'''
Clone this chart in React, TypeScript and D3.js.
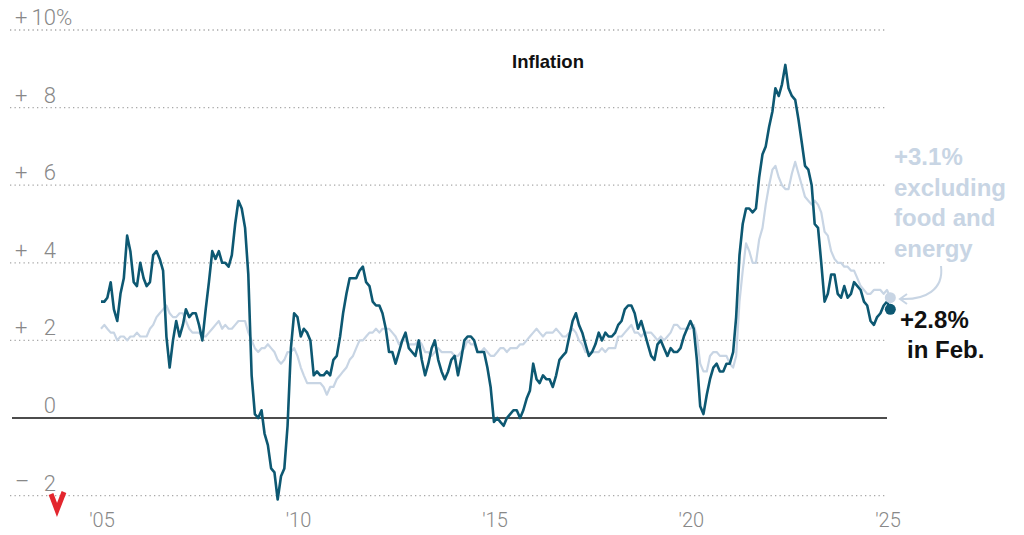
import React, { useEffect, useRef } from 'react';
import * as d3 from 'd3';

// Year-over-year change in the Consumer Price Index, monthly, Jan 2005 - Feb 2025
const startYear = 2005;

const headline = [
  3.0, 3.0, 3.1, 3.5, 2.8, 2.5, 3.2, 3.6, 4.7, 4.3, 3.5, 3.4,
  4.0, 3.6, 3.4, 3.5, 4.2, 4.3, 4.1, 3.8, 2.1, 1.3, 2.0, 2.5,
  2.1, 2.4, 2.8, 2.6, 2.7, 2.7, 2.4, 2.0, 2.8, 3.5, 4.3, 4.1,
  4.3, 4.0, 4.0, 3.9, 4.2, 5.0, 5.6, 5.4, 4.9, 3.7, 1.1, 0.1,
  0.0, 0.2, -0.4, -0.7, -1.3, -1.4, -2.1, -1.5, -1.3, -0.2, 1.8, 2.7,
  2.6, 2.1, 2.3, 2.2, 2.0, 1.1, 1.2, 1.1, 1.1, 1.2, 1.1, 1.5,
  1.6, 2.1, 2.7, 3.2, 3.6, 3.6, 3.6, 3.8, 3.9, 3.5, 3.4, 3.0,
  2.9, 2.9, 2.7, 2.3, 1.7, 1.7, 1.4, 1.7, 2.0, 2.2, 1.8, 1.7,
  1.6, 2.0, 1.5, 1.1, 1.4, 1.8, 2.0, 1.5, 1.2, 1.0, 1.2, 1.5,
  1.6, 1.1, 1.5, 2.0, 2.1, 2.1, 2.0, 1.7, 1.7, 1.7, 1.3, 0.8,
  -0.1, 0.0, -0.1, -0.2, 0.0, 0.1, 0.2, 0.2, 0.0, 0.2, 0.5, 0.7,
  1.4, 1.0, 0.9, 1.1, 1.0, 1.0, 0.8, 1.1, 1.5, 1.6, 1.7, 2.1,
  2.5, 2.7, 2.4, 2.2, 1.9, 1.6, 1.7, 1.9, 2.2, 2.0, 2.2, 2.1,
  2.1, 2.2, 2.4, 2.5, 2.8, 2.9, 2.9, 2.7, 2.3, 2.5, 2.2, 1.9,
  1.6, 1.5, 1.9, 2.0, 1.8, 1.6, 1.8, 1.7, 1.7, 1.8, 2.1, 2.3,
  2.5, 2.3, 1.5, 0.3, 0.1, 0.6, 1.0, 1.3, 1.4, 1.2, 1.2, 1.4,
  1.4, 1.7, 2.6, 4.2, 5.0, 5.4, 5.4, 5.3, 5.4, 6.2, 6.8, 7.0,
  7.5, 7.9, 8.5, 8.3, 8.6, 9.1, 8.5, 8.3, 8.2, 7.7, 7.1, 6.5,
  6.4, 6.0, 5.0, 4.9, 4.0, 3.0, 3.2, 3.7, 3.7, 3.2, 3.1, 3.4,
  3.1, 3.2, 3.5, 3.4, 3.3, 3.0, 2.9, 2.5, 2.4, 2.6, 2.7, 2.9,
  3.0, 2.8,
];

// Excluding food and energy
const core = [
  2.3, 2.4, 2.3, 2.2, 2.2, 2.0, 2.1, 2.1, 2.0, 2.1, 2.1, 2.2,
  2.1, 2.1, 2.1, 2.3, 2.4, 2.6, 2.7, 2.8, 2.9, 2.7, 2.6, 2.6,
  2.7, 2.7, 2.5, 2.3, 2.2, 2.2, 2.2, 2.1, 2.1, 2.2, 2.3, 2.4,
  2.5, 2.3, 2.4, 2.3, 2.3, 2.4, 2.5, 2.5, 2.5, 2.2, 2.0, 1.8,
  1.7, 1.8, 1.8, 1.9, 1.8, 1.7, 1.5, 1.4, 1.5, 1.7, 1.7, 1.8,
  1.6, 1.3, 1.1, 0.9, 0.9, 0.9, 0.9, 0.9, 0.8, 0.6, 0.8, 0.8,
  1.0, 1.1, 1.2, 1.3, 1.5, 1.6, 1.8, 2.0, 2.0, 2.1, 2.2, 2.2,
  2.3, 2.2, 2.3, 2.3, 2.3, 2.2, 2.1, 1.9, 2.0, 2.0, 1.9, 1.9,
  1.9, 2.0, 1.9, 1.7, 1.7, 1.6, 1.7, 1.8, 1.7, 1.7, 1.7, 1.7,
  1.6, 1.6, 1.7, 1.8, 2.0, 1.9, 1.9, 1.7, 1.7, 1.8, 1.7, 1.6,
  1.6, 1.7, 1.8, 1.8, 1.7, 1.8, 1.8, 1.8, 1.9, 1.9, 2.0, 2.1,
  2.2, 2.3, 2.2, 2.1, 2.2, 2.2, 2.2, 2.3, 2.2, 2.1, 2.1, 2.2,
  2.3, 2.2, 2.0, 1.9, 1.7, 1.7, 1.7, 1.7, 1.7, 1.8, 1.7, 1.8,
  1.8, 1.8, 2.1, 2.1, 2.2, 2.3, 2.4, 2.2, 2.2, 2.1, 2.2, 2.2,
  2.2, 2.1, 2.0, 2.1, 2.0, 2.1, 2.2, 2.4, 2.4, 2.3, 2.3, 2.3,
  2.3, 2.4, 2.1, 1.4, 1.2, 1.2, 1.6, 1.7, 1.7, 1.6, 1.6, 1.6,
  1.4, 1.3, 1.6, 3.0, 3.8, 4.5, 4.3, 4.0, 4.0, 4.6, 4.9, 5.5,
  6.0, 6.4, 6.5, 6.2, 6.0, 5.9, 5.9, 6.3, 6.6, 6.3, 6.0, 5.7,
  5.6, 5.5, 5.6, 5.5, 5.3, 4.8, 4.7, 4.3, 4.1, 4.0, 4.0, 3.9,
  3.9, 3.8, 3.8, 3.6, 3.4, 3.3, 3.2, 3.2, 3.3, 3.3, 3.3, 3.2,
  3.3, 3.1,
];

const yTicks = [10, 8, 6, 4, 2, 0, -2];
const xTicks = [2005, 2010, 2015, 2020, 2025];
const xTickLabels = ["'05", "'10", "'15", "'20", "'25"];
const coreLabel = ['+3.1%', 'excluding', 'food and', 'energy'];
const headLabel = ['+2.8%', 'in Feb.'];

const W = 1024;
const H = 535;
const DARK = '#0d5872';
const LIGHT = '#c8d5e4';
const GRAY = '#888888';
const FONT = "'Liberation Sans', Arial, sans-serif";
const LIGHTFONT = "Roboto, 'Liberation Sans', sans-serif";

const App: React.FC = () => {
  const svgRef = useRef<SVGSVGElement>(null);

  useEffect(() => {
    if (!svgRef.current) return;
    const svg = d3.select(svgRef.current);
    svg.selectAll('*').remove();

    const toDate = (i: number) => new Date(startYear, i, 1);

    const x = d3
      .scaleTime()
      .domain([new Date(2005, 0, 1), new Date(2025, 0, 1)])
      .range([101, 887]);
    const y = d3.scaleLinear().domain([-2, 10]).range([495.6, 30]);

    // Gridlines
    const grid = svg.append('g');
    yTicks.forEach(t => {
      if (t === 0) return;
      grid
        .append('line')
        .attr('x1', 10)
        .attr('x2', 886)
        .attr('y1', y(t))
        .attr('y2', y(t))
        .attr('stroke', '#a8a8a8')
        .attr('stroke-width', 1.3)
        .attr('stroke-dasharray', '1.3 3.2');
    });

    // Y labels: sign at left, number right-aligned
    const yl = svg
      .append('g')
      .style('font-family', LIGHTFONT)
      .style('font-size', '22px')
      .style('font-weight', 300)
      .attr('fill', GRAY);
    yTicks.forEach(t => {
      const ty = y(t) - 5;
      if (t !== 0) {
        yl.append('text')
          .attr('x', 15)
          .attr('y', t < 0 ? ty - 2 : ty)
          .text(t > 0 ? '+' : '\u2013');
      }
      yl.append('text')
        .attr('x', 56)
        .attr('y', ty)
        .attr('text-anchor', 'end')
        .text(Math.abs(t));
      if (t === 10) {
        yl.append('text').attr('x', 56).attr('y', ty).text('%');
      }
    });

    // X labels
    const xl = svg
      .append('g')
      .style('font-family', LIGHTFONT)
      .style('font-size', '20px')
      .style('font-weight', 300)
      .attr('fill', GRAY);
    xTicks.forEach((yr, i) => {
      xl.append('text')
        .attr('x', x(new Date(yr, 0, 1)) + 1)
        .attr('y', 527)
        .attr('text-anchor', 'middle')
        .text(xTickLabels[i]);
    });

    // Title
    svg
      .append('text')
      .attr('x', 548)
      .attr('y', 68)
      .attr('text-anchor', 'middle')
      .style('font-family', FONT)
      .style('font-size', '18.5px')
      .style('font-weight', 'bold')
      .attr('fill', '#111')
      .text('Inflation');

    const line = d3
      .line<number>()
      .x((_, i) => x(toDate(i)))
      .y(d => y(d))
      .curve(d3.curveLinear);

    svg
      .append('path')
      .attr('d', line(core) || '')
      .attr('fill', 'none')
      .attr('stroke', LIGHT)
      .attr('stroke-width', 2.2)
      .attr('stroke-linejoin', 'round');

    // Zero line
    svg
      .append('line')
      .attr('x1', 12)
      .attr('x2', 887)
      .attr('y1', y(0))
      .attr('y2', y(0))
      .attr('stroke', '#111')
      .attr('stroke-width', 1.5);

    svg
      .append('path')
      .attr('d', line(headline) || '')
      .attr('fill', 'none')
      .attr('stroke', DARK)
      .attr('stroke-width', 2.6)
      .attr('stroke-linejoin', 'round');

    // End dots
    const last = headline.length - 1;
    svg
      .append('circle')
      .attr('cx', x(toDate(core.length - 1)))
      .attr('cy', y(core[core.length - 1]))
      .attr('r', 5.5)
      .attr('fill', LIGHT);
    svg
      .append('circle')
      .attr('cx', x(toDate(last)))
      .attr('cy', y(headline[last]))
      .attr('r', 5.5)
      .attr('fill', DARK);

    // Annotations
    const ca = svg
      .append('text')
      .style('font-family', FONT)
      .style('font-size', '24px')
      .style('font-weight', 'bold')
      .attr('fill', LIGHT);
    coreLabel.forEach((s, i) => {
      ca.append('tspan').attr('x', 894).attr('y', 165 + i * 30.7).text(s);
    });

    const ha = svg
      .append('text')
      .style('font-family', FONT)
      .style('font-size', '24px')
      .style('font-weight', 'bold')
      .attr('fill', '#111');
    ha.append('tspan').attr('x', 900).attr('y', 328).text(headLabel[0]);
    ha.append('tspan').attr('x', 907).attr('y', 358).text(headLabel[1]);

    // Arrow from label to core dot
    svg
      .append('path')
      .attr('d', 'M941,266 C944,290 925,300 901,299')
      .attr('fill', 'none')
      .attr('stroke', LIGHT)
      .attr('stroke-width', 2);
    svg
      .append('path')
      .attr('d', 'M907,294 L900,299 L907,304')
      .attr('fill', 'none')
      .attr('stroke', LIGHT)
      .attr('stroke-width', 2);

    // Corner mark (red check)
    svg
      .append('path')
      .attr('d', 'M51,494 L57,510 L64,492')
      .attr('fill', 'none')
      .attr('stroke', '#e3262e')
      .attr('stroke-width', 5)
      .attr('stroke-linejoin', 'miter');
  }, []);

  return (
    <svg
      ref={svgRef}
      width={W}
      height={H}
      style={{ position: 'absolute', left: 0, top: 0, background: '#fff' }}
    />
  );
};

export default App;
'''
'''
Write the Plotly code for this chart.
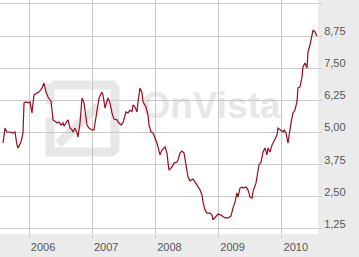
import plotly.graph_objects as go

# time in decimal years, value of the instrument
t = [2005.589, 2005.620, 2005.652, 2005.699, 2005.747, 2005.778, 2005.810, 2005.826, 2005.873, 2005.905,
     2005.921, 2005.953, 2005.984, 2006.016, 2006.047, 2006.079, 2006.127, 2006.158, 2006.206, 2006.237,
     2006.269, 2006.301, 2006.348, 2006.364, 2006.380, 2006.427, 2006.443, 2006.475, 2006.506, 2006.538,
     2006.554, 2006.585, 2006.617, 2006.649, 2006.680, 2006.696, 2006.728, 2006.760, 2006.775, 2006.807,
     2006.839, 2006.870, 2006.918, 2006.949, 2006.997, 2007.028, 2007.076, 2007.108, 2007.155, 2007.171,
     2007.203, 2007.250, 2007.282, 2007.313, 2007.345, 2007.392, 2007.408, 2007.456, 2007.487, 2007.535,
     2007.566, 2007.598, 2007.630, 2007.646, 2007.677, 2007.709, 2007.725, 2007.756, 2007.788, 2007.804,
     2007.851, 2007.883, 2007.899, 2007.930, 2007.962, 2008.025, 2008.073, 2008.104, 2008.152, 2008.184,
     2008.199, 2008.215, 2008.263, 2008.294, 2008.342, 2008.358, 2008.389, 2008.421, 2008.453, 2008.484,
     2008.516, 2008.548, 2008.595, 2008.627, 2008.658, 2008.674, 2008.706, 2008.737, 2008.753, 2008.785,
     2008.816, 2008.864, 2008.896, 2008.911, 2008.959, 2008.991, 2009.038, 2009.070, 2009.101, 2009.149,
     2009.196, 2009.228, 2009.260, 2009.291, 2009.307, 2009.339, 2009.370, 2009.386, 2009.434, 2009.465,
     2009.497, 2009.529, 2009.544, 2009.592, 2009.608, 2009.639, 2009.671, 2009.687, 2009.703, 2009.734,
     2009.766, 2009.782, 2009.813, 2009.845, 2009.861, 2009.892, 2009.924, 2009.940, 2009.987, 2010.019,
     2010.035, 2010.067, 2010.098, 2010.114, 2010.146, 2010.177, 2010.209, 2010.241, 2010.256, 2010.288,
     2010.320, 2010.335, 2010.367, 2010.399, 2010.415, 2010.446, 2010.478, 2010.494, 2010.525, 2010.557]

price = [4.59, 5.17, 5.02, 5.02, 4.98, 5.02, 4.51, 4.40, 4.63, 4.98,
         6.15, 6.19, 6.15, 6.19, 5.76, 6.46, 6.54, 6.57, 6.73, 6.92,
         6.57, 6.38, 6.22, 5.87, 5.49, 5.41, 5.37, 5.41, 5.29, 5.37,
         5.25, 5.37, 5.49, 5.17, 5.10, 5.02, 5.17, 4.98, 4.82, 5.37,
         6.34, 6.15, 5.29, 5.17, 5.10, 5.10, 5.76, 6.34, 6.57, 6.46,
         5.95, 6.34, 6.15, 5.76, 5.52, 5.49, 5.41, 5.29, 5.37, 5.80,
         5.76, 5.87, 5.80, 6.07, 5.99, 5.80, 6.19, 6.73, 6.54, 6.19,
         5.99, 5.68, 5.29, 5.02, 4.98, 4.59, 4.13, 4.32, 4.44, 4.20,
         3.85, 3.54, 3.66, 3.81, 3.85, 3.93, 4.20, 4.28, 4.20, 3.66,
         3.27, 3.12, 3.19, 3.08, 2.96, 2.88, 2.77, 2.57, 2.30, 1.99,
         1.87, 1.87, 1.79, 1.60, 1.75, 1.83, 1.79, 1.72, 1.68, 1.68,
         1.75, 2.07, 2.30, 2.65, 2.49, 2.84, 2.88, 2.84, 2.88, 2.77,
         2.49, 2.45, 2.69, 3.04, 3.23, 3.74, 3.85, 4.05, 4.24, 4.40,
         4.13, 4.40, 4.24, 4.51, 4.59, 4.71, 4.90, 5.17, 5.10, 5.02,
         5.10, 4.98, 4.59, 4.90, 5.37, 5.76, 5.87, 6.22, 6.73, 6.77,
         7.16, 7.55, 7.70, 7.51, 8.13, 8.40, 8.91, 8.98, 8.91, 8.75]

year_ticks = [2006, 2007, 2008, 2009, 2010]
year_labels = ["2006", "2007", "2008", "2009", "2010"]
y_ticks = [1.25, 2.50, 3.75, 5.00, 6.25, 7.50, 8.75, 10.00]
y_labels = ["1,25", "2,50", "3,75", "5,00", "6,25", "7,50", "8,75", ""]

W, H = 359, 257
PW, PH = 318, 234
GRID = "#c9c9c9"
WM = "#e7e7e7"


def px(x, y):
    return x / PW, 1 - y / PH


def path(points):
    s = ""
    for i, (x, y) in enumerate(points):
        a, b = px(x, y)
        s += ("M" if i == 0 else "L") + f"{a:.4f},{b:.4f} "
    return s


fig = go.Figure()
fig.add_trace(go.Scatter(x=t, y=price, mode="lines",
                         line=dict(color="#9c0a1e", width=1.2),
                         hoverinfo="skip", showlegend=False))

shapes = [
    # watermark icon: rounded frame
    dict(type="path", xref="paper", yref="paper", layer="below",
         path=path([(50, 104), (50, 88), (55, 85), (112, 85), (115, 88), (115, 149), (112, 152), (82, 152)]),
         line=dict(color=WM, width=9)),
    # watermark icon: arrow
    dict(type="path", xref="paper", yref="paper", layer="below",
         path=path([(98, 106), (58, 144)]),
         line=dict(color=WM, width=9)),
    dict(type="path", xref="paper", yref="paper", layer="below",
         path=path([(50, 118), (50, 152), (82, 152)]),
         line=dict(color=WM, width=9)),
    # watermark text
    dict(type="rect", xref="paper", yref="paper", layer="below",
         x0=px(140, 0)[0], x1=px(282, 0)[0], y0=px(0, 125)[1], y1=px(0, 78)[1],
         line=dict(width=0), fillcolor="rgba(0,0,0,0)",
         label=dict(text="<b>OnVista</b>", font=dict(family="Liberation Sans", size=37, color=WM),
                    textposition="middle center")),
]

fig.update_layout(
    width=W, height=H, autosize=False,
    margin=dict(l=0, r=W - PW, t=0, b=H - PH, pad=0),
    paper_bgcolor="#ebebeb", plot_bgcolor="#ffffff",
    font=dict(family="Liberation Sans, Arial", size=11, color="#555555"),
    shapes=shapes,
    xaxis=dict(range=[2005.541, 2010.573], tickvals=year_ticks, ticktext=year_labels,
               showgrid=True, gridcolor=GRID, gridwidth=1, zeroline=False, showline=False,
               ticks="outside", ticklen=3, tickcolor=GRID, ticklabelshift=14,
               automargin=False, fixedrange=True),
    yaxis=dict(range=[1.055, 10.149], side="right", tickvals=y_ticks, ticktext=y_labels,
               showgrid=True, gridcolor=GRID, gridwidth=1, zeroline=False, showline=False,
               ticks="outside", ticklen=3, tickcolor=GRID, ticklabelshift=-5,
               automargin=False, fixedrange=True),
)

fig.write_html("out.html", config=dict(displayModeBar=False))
'''
Copy out the listing above from the line containing "Write the Plotly code for this chart." to the line containing "import plotly.graph_objects as go", both included, exactly as written and minus the images.

### Task result
Write the Plotly code for this chart.
import plotly.graph_objects as go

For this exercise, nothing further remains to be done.